▶ _PROBLEM TO WORK ON_
Search the data below for the word "matplotlib" and copy each line that holds it.

** Start PROVIDED ENTRIES **

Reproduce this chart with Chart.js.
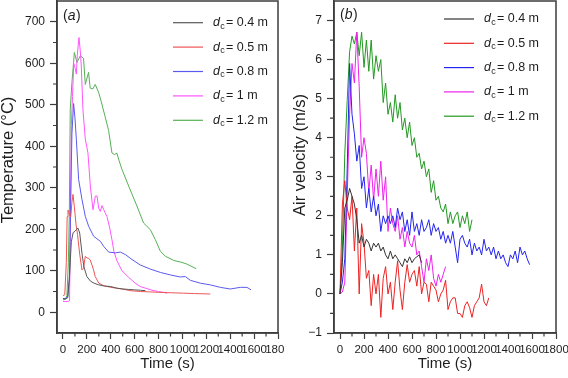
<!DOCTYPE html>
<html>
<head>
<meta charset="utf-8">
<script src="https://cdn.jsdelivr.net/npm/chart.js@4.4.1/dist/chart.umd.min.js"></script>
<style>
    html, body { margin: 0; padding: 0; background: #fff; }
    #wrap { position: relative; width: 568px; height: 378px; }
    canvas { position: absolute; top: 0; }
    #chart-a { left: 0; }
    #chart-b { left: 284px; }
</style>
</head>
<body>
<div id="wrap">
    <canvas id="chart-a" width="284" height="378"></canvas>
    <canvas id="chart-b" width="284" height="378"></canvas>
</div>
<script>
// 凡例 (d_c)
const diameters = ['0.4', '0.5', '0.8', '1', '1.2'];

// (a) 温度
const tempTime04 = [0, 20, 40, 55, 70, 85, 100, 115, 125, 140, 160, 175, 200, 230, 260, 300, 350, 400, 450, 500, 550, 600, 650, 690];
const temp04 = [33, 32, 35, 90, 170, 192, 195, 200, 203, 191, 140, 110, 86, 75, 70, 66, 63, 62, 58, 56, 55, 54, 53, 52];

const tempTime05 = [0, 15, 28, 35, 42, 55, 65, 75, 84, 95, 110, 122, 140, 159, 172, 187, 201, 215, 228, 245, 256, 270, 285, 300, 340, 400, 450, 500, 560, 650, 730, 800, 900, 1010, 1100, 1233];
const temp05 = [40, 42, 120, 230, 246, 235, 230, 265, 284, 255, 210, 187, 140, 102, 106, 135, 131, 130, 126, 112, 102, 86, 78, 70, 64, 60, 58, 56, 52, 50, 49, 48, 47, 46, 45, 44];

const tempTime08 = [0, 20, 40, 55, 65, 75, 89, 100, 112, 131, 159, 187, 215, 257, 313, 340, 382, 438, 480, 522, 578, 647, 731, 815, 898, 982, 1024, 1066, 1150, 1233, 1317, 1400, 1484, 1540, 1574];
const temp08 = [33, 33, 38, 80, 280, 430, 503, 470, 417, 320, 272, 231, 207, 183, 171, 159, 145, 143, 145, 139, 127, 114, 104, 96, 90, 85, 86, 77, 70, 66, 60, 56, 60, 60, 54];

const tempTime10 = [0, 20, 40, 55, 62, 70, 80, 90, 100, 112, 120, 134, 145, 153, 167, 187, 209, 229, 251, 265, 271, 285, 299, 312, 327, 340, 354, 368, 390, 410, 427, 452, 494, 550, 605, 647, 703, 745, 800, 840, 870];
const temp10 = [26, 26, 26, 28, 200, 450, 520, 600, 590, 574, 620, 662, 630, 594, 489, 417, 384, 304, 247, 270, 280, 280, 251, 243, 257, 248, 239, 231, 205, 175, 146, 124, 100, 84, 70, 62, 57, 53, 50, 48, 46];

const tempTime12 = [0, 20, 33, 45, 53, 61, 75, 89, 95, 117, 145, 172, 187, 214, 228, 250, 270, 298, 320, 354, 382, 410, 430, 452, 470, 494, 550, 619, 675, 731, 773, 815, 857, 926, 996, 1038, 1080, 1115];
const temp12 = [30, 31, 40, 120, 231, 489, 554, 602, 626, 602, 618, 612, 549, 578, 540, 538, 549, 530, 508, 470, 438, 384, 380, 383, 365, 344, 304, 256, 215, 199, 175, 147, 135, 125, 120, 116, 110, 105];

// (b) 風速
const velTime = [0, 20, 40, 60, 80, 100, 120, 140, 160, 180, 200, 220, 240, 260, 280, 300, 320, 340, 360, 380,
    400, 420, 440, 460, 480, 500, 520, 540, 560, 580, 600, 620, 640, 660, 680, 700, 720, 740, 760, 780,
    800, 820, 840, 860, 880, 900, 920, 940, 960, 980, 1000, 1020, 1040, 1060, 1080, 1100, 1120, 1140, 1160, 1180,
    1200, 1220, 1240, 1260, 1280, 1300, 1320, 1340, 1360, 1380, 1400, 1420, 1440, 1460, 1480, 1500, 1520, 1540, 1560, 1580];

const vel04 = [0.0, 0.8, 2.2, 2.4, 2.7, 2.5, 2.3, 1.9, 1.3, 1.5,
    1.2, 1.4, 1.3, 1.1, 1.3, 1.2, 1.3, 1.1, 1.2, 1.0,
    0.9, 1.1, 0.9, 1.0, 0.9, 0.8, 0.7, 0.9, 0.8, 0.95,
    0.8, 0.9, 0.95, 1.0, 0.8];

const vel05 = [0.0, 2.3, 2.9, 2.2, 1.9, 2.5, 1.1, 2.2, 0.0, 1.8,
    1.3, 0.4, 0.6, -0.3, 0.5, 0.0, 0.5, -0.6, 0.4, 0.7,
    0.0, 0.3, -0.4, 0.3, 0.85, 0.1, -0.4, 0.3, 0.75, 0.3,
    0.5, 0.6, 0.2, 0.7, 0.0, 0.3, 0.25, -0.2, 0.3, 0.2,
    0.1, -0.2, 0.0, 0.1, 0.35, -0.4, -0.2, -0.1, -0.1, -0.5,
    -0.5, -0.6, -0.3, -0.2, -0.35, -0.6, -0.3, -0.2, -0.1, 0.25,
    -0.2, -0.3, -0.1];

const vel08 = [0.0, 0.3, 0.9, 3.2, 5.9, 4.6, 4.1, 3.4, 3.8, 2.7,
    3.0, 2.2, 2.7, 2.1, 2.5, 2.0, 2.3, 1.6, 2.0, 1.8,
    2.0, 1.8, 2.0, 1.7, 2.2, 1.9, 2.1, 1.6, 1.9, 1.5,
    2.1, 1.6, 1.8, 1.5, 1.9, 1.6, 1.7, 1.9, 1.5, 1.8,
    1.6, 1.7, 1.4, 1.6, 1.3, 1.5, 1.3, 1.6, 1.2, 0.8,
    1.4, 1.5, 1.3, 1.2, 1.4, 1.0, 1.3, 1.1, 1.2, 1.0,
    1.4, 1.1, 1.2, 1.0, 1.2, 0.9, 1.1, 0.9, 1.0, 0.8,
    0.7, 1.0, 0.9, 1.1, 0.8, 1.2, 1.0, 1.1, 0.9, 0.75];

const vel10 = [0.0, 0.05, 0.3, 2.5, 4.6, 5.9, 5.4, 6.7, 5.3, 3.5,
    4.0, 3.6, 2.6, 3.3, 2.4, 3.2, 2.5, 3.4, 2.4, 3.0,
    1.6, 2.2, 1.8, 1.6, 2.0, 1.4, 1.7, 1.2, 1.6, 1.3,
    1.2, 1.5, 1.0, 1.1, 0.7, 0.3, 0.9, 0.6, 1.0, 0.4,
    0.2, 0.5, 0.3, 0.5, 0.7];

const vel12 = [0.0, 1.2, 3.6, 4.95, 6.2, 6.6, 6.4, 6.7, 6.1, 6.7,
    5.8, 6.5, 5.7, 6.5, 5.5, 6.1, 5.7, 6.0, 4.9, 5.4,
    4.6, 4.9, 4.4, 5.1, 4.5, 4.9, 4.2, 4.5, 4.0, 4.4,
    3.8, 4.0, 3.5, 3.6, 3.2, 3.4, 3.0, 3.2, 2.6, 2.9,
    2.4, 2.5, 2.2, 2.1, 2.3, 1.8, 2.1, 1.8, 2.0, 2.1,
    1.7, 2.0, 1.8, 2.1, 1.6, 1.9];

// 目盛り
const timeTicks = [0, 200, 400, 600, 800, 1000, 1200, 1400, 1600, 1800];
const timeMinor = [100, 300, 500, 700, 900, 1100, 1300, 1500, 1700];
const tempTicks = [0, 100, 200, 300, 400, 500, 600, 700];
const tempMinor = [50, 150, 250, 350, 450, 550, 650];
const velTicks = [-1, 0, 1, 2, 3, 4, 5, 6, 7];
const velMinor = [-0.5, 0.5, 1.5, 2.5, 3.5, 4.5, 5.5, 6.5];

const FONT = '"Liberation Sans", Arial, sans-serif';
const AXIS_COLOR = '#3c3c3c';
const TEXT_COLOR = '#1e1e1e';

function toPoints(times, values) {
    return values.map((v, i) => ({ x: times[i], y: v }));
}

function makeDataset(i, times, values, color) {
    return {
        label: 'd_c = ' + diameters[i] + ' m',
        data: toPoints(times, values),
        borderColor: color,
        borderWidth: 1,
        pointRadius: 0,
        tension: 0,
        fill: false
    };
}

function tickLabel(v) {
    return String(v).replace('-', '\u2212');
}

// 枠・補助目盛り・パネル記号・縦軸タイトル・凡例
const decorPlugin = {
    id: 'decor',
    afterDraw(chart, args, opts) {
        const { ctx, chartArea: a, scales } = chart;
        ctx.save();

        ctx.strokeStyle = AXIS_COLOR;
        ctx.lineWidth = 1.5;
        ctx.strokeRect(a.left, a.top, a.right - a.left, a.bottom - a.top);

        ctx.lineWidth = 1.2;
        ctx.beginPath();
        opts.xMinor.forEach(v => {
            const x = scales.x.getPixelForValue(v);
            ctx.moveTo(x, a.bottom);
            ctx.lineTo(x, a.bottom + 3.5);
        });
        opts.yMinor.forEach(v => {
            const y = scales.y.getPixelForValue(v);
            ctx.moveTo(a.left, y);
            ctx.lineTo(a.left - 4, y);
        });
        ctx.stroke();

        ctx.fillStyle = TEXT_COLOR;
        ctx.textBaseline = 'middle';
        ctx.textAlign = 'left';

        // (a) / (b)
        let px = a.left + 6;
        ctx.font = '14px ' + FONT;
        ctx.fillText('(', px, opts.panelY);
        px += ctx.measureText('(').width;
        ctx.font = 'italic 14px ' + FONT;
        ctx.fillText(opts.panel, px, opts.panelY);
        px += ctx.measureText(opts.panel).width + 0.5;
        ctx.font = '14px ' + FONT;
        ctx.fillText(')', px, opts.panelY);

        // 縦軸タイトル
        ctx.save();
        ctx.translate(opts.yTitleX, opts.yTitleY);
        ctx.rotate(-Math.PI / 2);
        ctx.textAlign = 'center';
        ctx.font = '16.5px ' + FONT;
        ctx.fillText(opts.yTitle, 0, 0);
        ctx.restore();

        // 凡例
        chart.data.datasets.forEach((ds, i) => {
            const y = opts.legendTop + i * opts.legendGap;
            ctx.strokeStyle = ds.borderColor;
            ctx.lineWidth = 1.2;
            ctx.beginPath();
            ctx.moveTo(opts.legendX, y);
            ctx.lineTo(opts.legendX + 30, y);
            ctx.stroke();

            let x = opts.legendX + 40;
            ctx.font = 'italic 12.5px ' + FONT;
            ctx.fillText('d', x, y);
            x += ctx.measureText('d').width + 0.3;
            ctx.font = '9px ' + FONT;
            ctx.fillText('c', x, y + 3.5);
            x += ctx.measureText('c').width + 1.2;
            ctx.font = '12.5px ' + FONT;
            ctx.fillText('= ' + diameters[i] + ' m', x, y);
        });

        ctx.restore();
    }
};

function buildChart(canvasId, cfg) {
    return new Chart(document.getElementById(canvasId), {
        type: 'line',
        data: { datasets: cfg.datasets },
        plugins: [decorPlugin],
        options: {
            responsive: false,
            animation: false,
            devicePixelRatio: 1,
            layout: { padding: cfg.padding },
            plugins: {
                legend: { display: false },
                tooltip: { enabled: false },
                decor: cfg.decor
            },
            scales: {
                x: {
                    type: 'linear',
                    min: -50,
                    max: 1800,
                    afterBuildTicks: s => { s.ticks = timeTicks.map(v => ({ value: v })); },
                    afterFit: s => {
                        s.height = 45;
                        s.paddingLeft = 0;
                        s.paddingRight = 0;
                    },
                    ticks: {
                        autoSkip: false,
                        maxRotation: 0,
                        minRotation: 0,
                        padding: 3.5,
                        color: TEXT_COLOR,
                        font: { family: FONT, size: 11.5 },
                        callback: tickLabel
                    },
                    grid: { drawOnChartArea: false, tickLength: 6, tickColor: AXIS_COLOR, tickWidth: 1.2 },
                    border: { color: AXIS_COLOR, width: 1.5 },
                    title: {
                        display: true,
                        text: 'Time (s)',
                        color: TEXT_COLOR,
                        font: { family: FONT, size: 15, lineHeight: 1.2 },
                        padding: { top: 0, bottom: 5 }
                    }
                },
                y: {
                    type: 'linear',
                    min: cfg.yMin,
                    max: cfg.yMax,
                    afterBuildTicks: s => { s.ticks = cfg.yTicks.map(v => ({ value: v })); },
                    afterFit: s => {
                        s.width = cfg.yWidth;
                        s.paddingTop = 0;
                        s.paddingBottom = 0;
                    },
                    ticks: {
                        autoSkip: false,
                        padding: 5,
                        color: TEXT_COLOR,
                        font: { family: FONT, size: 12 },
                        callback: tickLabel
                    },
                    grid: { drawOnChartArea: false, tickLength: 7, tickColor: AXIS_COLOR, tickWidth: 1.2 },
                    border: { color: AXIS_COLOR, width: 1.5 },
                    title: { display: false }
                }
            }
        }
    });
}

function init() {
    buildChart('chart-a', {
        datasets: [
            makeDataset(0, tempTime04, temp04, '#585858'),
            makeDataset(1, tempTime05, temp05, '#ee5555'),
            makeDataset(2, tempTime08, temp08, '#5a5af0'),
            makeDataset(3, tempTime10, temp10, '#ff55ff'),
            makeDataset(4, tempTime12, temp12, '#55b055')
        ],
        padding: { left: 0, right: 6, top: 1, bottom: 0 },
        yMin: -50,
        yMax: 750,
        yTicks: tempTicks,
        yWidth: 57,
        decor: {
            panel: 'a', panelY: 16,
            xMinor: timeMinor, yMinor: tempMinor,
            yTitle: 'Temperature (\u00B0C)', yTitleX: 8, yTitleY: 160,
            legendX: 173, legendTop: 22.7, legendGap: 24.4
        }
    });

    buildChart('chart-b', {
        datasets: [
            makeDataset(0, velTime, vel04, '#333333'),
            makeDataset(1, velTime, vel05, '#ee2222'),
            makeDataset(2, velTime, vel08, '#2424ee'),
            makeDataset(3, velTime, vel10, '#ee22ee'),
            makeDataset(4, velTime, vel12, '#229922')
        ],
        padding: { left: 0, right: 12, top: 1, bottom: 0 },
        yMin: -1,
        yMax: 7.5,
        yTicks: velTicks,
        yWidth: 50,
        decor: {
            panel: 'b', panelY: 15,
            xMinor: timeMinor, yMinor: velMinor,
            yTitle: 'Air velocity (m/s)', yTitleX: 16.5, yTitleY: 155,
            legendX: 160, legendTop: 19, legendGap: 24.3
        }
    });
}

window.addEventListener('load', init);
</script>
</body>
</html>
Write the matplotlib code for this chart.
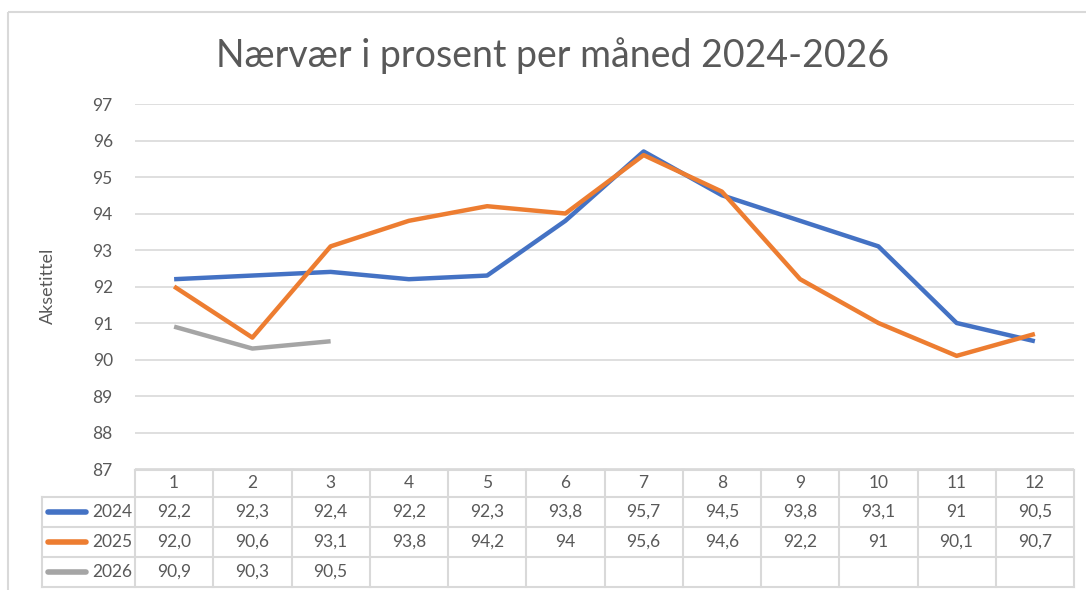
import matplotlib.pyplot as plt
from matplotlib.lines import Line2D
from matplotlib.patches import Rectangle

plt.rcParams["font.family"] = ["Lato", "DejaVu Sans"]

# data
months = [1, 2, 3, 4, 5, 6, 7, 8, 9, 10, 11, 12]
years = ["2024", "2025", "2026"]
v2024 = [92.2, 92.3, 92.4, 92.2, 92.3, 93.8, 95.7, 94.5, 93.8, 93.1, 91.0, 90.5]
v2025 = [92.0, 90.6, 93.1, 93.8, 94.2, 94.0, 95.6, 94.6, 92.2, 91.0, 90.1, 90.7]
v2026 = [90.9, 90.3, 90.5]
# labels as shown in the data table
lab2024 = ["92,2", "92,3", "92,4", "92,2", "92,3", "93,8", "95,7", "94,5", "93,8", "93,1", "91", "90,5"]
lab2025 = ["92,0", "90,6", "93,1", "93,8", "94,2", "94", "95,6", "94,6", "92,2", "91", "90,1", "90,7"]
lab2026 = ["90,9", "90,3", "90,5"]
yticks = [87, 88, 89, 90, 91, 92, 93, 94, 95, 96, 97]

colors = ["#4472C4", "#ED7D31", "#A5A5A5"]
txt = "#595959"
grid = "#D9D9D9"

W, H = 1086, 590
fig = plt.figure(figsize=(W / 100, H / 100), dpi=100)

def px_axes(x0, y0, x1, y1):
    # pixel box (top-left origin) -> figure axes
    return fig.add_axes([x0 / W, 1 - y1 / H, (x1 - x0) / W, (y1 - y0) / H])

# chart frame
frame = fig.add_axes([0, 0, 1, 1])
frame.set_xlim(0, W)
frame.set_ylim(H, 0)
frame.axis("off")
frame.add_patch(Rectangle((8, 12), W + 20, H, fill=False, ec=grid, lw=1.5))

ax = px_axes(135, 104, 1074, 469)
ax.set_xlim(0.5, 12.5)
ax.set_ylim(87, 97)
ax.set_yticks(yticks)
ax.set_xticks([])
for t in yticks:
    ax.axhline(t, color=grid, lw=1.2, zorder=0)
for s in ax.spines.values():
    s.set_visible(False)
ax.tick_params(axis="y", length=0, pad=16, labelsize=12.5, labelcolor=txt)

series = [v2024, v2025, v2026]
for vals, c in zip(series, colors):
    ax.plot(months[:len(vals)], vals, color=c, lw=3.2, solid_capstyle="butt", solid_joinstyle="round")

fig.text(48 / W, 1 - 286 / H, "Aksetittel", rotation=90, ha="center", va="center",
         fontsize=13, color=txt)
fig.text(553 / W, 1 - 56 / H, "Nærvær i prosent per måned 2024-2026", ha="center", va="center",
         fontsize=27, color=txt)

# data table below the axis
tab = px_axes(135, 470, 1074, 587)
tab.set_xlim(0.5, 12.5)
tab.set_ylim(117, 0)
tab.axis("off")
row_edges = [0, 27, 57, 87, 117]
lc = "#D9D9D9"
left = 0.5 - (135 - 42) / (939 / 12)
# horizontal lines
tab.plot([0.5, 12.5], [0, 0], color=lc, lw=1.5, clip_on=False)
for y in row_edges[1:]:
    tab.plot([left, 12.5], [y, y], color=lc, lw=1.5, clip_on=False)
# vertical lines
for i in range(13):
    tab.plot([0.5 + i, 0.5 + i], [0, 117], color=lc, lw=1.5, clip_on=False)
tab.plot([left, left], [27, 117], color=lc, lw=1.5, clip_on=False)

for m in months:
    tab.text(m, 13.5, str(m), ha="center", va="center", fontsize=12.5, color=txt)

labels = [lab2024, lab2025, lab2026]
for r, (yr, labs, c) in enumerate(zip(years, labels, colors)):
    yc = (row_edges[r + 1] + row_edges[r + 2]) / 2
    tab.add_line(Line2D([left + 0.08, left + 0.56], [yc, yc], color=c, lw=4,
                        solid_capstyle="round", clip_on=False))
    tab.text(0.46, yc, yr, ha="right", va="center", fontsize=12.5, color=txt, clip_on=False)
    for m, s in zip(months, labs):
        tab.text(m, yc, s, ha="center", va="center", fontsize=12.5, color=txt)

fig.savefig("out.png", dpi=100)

** End PROVIDED ENTRIES **

▶ _RESULT FOR THIS EXERCISE_
Write the matplotlib code for this chart.
import matplotlib.pyplot as plt
from matplotlib.lines import Line2D
from matplotlib.patches import Rectangle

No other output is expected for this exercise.